Dans l’arène des sports de combat, Dana White est un personnage plus grand que nature. Tête rasée, verbe tranchant, posture de général en chef : il a transformé le MMA en un empire mondial, l’UFC. On peut l’aimer ou le détester, mais impossible de l’ignorer. Et voilà qu’il lorgne maintenant vers la boxe, comme un conquérant prêt à s’emparer d’un nouveau territoire.
Sur papier, l’idée peut en séduire quelques-uns et en effrayer d’autres. La boxe souffre de ses travers : combats trop longs à organiser, ceintures multiples, promoteurs rivaux qui refusent de collaborer. L’arrivée d’un patron au style bulldozer pourrait secouer les colonnes du temple. Mais entre l’intention et la réalité, il y a une distance que Dana White n’a pas encore franchie.
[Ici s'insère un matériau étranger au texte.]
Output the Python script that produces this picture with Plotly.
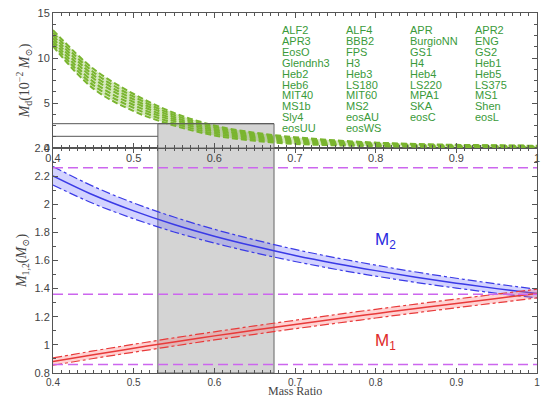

Le mirage de l’UFC appliqué à la boxe
L’UFC a prospéré grâce à une idée simple : centraliser. Une seule organisation, un seul patron, des contrats serrés. Résultat : les combats se font, les athlètes deviennent des vedettes, et le public suit. Mais ce modèle a aussi ses zones d’ombres : salaires critiqués, liberté des combattants réduite à presque rien, pouvoir absolu concentré entre les mains d’un seul homme.
Photo: YouTube – Dana White
En boxe, ce système ne s’implante pas si facilement. Ici, les boxeurs négocient leurs bourses avec plus de latitude, les promoteurs s’affrontent mais coexistent, et les carrières appartiennent aux athlètes plus qu’à une ligue. Dana White ne peut pas simplement imposer le moule UFC à un sport qui, malgré ses failles, repose sur une pluralité d’acteurs.
La crédibilité sur la corde raide
Depuis des années, Dana White promet sa grande incursion dans la boxe : d’abord sous le nom de Zuffa Boxing, puis au détour d’entrevues enflammées où il jure qu’il va « réparer » le noble art. Pourtant, rien de concret n’a encore vu le jour.
Et ce manque de crédibilité est accentué par l’image qu’il projette lui-même : on l’a déjà vu miser des milliers de dollars au baccarat, alors que plusieurs de ses propres combattants à l’UFC peinent à toucher le dixième de ces mises faramineuses. Ce contraste alimente l’idée d’un patron flamboyant qui joue gros pour lui-même, mais qui ne partage pas toujours équitablement les richesses générées par son organisation.
Photo: Sports Illustrated – Callum Walsh
Le contraste est frappant : White sait mettre en scène, mais derrière la fumée et les projecteurs, la boxe attend toujours son plan d’action réel. Pour l’instant, ce sont des annonces sans lendemain.
Un potentiel indéniable
Ne soyons pas dupes, la boxe pourrait bénéficier d’un Dana White. Sa force médiatique, sa capacité à raconter des histoires, à produire des événements spectaculaires, pourraient donner un souffle nouveau à un sport qui cherche à séduire une nouvelle génération. La boxe a besoin de moderniser son emballage sans trahir son essence. Là-dessus, White pourrait être un allié, tout comme Jake Paul sait le faire présentement.
Mais il y a une vérité incontournable : sans partenaire financier solide, comme l’est aujourd’hui Turki Alalshikh, difficile d’imaginer Dana White s’imposer réellement. Car à la fin de la journée, les boxeurs suivront l’argent. Peu importe la qualité de ses concepts ou la force de ses idées, ce sont les bourses qui attirent les talents. Or, pour convaincre les grands noms de traverser vers son projet, White devra disposer de fonds considérables. Sans cet appui, ses ambitions risquent de rester au stade de promesses spectaculaires mais creuses.
Photo: The Sun – Turki Alalshikh
La cloche n’a pas encore sonné
Dana White attire l’attention, et c’est déjà beaucoup. Mais l’attention ne suffit pas : ce sport a besoin de vision, de justice pour ses athlètes et d’une volonté de collaboration entre forces rivales. Si White veut marquer la boxe comme il a marqué le MMA, il devra s’attaquer à ces véritables enjeux.
Et pour passer du rôle de spectateur bruyant à celui de bâtisseur crédible, il devra aussi faire preuve d’humilité. Comprendre que la boxe n’est pas un empire à conquérir, mais une culture à respecter. Les boxeurs ne sont pas des employés d’une ligue : ce sont des artisans de leur carrière, porteurs d’une tradition vieille de plusieurs siècles.
La cloche n’a pas encore sonné. Dana White est dans le coin, gants en main, prêt à entrer. Mais la boxe, elle, ne semble pas encore décidée s’il était invité sur le ring… ou condamné à rester spectateur.